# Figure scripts
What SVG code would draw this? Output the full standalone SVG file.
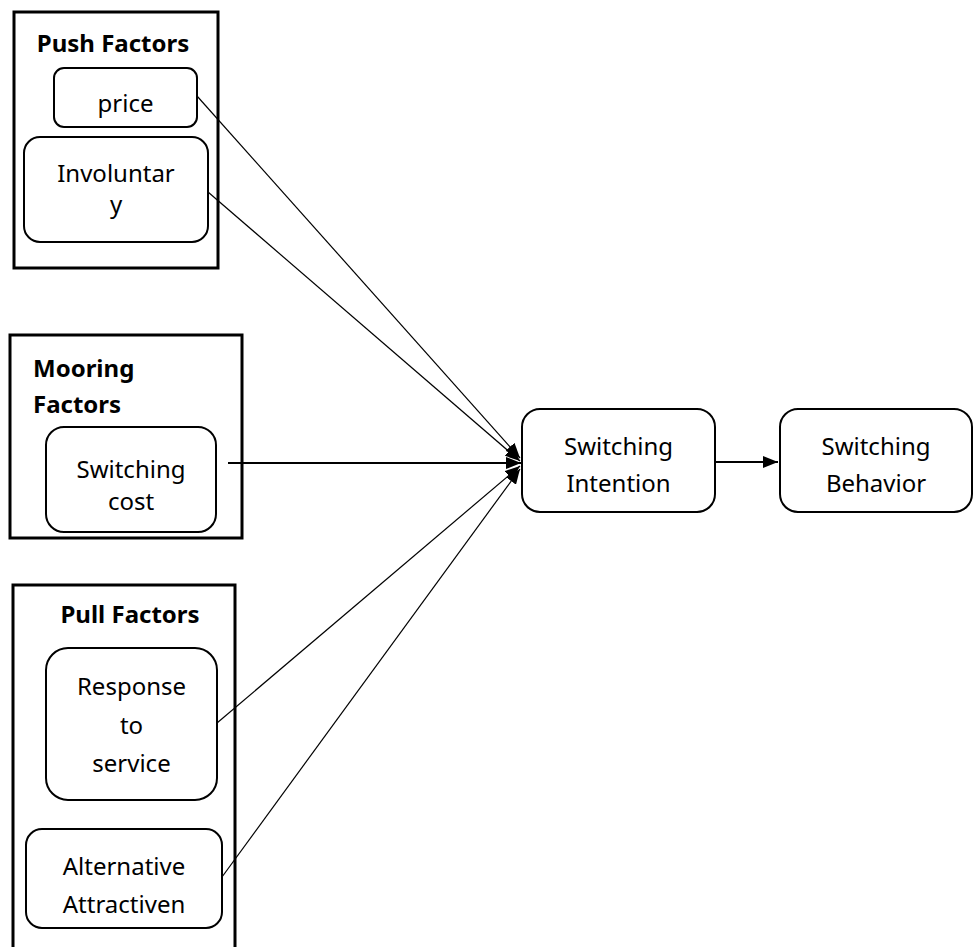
<svg xmlns="http://www.w3.org/2000/svg" width="975" height="947" viewBox="0 0 975 947">
<style>
.grp{fill:none;stroke:#000;stroke-width:3}
.node{fill:#fff;stroke:#000;stroke-width:2}
.t{font-family:"Noto Sans","Liberation Sans",sans-serif;font-size:24px;fill:#000;text-anchor:middle}
.b{font-weight:bold}
.thin{stroke:#000;stroke-width:1.2;fill:none}
.thick{stroke:#000;stroke-width:2;fill:none}
</style>
<defs>
<marker id="ah" viewBox="0 0 15 12" refX="15" refY="6" markerWidth="15" markerHeight="12" markerUnits="userSpaceOnUse" orient="auto">
<path d="M0,0 L15,6 L0,12 z" fill="#000"/>
</marker>
</defs>
<rect width="975" height="947" fill="#fff"/>
<g id="push-factors">
<rect class="grp" x="14" y="12" width="204" height="256"/>
<text class="t b" x="113" y="52">Push Factors</text>
</g>
<g id="price">
<rect class="node" x="54" y="68" width="143" height="59" rx="10"/>
<text class="t" x="125.5" y="112">price</text>
</g>
<g id="involuntary">
<rect class="node" x="24" y="137" width="184" height="105" rx="16"/>
<text class="t" x="116" y="182">Involuntar</text>
<text class="t" x="116" y="213">y</text>
</g>
<g id="mooring-factors">
<rect class="grp" x="10" y="335" width="232" height="203"/>
<text class="t b" x="33" y="377" style="text-anchor:start">Mooring</text>
<text class="t b" x="33" y="413" style="text-anchor:start">Factors</text>
</g>
<g id="switching-cost">
<rect class="node" x="46" y="427" width="170" height="105" rx="18"/>
<text class="t" x="131" y="478">Switching</text>
<text class="t" x="131" y="510">cost</text>
</g>
<g id="pull-factors">
<rect class="grp" x="13" y="585" width="222" height="380"/>
<text class="t b" x="130" y="623">Pull Factors</text>
</g>
<g id="response-to-service">
<rect class="node" x="46" y="648" width="171" height="152" rx="22"/>
<text class="t" x="131.5" y="695">Response</text>
<text class="t" x="131.5" y="734">to</text>
<text class="t" x="131.5" y="772">service</text>
</g>
<g id="alternative-attractiveness">
<rect class="node" x="26" y="829" width="196" height="99" rx="16"/>
<text class="t" x="124" y="875">Alternative</text>
<text class="t" x="124" y="913">Attractiven</text>
</g>
<g id="switching-intention">
<rect class="node" x="522" y="409" width="193" height="103" rx="18"/>
<text class="t" x="618.5" y="455">Switching</text>
<text class="t" x="618.5" y="492">Intention</text>
</g>
<g id="switching-behavior">
<rect class="node" x="780" y="409" width="192" height="103" rx="18"/>
<text class="t" x="876" y="455">Switching</text>
<text class="t" x="876" y="492">Behavior</text>
</g>
<g id="connectors">
<line class="thin" x1="197" y1="96" x2="520" y2="458" marker-end="url(#ah)"/>
<line class="thin" x1="208" y1="192" x2="520" y2="461" marker-end="url(#ah)"/>
<line class="thick" x1="228" y1="463" x2="521" y2="463" marker-end="url(#ah)"/>
<line class="thin" x1="217" y1="723" x2="520" y2="466" marker-end="url(#ah)"/>
<line class="thin" x1="222" y1="877" x2="520" y2="469" marker-end="url(#ah)"/>
<line class="thick" x1="715" y1="462" x2="778" y2="462" marker-end="url(#ah)"/>
</g>
</svg>
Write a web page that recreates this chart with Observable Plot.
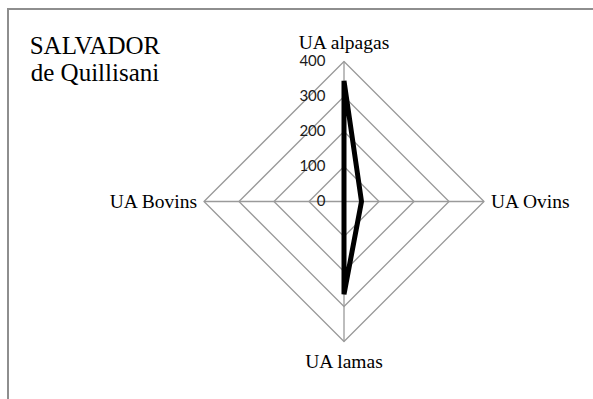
<!DOCTYPE html>
<html><head><meta charset="utf-8">
<script src="https://cdn.jsdelivr.net/npm/d3@7"></script>
<script src="https://cdn.jsdelivr.net/npm/@observablehq/plot@0.6"></script>
<style>
html,body{margin:0;padding:0;background:#fff;width:593px;height:399px;overflow:hidden}
#wrap{position:relative;width:593px;height:399px}
#border{position:absolute;left:7px;top:8px;width:620px;height:420px;border-left:2px solid #8e8e8e;border-top:2px solid #8e8e8e}
#chart{position:absolute;left:0;top:0}
#title{position:absolute;left:0;top:31.5px;width:190px;text-align:center;font-family:"Liberation Serif";font-size:25px;line-height:27px;color:#000}
</style></head><body>
<div id="wrap"><div id="border"></div><div id="chart"></div><div id="title"></div></div>
<script>
const titleLines = ["SALVADOR", "de Quillisani"];
const categories = ["UA alpagas", "UA Ovins", "UA lamas", "UA Bovins"];
const values = [345, 50, 265, 0];
const ticks = [0, 100, 200, 300, 400];

const W = 593, H = 399, cx = 343.5, cy = 201, R = 140, vmax = 400;
const k = R / vmax;
const xDomain = [-cx / k, (W - cx) / k];
const yDomain = [-(H - cy) / k, cy / k];
const n = categories.length;
const ang = i => Math.PI / 2 - i * 2 * Math.PI / n;
const pt = (v, i) => ({x: v * Math.cos(ang(i)), y: v * Math.sin(ang(i))});

const rings = ticks.filter(t => t > 0).flatMap(t =>
  [...categories, categories[0]].map((c, j) => ({t, ...pt(t, j % n)})));
const spokes = categories.map((c, i) => ({c, ...pt(vmax, i)}));
const poly = [...values, values[0]].map((v, j) => pt(v, j % n));

const labelFont = {fontFamily: "Liberation Serif", fontSize: 19.5, fill: "#000"};
const lab = (i, o) => Plot.text([{c: categories[i], ...pt(vmax, i)}],
  {x: "x", y: "y", text: "c", ...labelFont, ...o});

const chart = Plot.plot({
  width: W, height: H, margin: 0,
  x: {domain: xDomain, axis: null},
  y: {domain: yDomain, axis: null},
  style: {background: "transparent", overflow: "visible", fontFamily: "Liberation Serif"},
  marks: [
    Plot.line(rings, {x: "x", y: "y", z: "t", stroke: "#9a9a9a", strokeWidth: 1.3}),
    Plot.link(spokes, {x1: () => 0, y1: () => 0, x2: "x", y2: "y", stroke: "#9a9a9a", strokeWidth: 1.3}),
    Plot.line(poly, {x: "x", y: "y", stroke: "#000", strokeWidth: 5, strokeLinejoin: "miter", strokeLinecap: "butt"}),
    Plot.text(ticks, {x: () => 0, y: d => d, text: d => String(d), textAnchor: "end", dx: -18.5,
      fontFamily: "Lato", fontSize: 15, fill: "#1a1a1a"}),
    lab(0, {textAnchor: "middle", lineAnchor: "bottom", dy: -13}),
    lab(1, {textAnchor: "start", lineAnchor: "middle", dx: 7}),
    lab(2, {textAnchor: "middle", lineAnchor: "bottom", dy: 26.5}),
    lab(3, {textAnchor: "end", lineAnchor: "middle", dx: -7})
  ]
});
document.getElementById("chart").appendChild(chart);
const t = document.getElementById("title");
titleLines.forEach(s => { const d = document.createElement("div"); d.textContent = s; t.appendChild(d); });
</script>
</body></html>
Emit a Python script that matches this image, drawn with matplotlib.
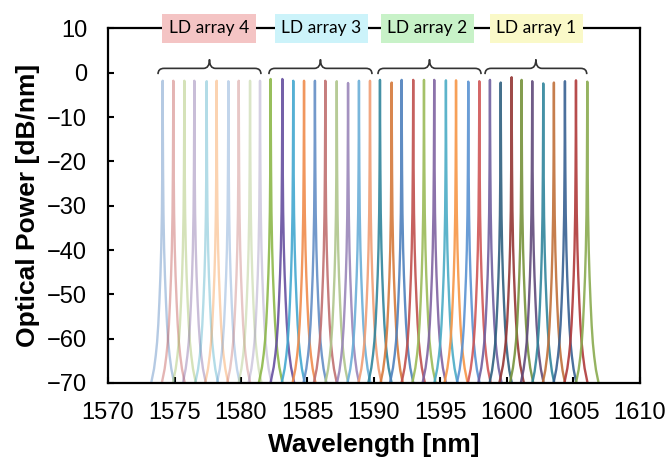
import numpy as np
import matplotlib
matplotlib.use("Agg")
import matplotlib.pyplot as plt
from matplotlib.path import Path
from matplotlib.patches import PathPatch

# peak wavelengths [nm], grouped by LD array (4 -> 1)
centers = [
    1574.11, 1574.91, 1575.74, 1576.49, 1577.42, 1578.17, 1579.05, 1579.83, 1580.68, 1581.43,
    1582.23, 1583.11, 1583.93, 1584.74, 1585.56, 1586.34, 1587.20, 1588.05, 1588.87, 1589.70,
    1590.45, 1591.33, 1592.08, 1592.95, 1593.76, 1594.53, 1595.41, 1596.17, 1597.09, 1597.92,
    1598.72, 1599.53, 1600.35, 1601.10, 1601.90, 1602.73, 1603.53, 1604.36, 1605.19, 1606.04,
]
# peak power [dB/nm]
peaks = [
    -1.8, -1.8, -1.8, -1.8, -1.9, -1.8, -1.9, -1.8, -1.8, -1.8,
    -1.4, -1.4, -1.8, -1.8, -1.8, -1.8, -1.9, -2.3, -1.8, -1.8,
    -1.6, -2.2, -1.6, -1.6, -1.6, -1.6, -1.7, -1.7, -2.0, -1.9,
    -1.6, -2.2, -1.0, -1.6, -1.9, -2.4, -2.2, -1.9, -1.7, -2.0,
]
line_colors = [
    "#4F81BD", "#C0504D", "#9BBB59", "#8064A2", "#4BACC6", "#F79646", "#6F9BD0", "#C87A78", "#A9C27A", "#9A8DBA",
    "#8DB84A", "#6650A0", "#43A8D0", "#F08C4C", "#648EC6", "#C07070", "#AFC68C", "#9A86BA", "#6AAED8", "#F09E74",
    "#31859C", "#D57A3C", "#4F81BD", "#C0504D", "#9BBB59", "#8064A2", "#4BACC6", "#F79646", "#5A92D2", "#D05656",
    "#7060A0", "#2F6080", "#953735", "#77933C", "#604A7B", "#31859C", "#C0703A", "#376092", "#B03A3A", "#8AAB50",
]
line_alpha = [0.42] * 10 + [0.9] * 30

# shared line shape: offset from peak [nm] vs drop below peak [dB]
shape_offset = [0.0, 0.012, 0.03, 0.06, 0.11, 0.17, 0.25, 0.33, 0.42, 0.52, 0.65, 0.85, 1.0, 1.3]
shape_drop = [0, -10, -20, -30, -38, -44, -50, -55, -59, -62, -65, -68, -70, -74]

array_labels = ["LD array 4", "LD array 3", "LD array 2", "LD array 1"]
label_x = [1577.59, 1586.05, 1594.02, 1602.22]
label_colors = ["#F4C4C4", "#CCF3FA", "#C8F2C8", "#FAF9C8"]
brace_span = [(1573.76, 1581.5), (1582.1, 1589.85), (1590.3, 1598.05), (1598.35, 1606.0)]

off = np.array(shape_offset)
drop = np.array(shape_drop)
prof_x = np.concatenate([-off[::-1], off[1:]])
prof_y = np.concatenate([drop[::-1], drop[1:]])

plt.rcParams["font.family"] = ["Liberation Sans", "DejaVu Sans"]
fig = plt.figure(figsize=(6.68, 4.58), dpi=100)
ax = fig.add_axes([0.1617, 0.1638, 0.958 - 0.1617, 0.9378 - 0.1638])

for c, p, col, a in zip(centers, peaks, line_colors, line_alpha):
    ax.plot(c + prof_x, p + prof_y, color=col, alpha=a, lw=1.7, solid_capstyle="round")


def brace(ax, x0, x1, y_end=-0.3, y_arm=1.0, y_tip=3.0, r=0.45):
    xm = (x0 + x1) / 2
    verts = [
        (x0, y_end), (x0, y_arm), (x0 + r, y_arm),
        (xm - r, y_arm), (xm, y_arm), (xm, y_tip),
        (xm, y_arm), (xm + r, y_arm),
        (x1 - r, y_arm), (x1, y_arm), (x1, y_end),
    ]
    codes = [Path.MOVETO, Path.CURVE3, Path.CURVE3,
             Path.LINETO, Path.CURVE3, Path.CURVE3,
             Path.CURVE3, Path.CURVE3,
             Path.LINETO, Path.CURVE3, Path.CURVE3]
    ax.add_patch(PathPatch(Path(verts, codes), fill=False, lw=1.2, ec="#333333", clip_on=False))


for (x0, x1) in brace_span:
    brace(ax, x0, x1)

for txt, x, col in zip(array_labels, label_x, label_colors):
    ax.text(x, 10, txt, ha="center", va="center", fontsize=12.5, family=["Lato", "DejaVu Sans"],
            color="black", zorder=5, clip_on=False,
            bbox=dict(boxstyle="square,pad=0.38", fc=col, ec="none"))

ax.set_xlim(1570, 1610)
ax.set_ylim(-70, 10)
ax.set_xticks(range(1570, 1611, 5))
ax.set_yticks(range(-70, 11, 10))
for s in ax.spines.values():
    s.set_linewidth(1.6)
ax.tick_params(direction="in", length=4.5, width=1.5, labelsize=17, top=False, right=False)
ax.tick_params(axis="x", pad=14)
ax.tick_params(axis="y", pad=15)
ax.set_xlabel("Wavelength [nm]", fontsize=19, fontweight="bold", labelpad=6)
ax.set_ylabel("Optical Power [dB/nm]", fontsize=19, fontweight="bold", labelpad=5)

fig.savefig("out.png", dpi=100)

# WHAT IS ASKED
Work out how many lines of the data hold the string "matplotlib". Reply with that number alone.

# OUTPUT OF THE TASK
6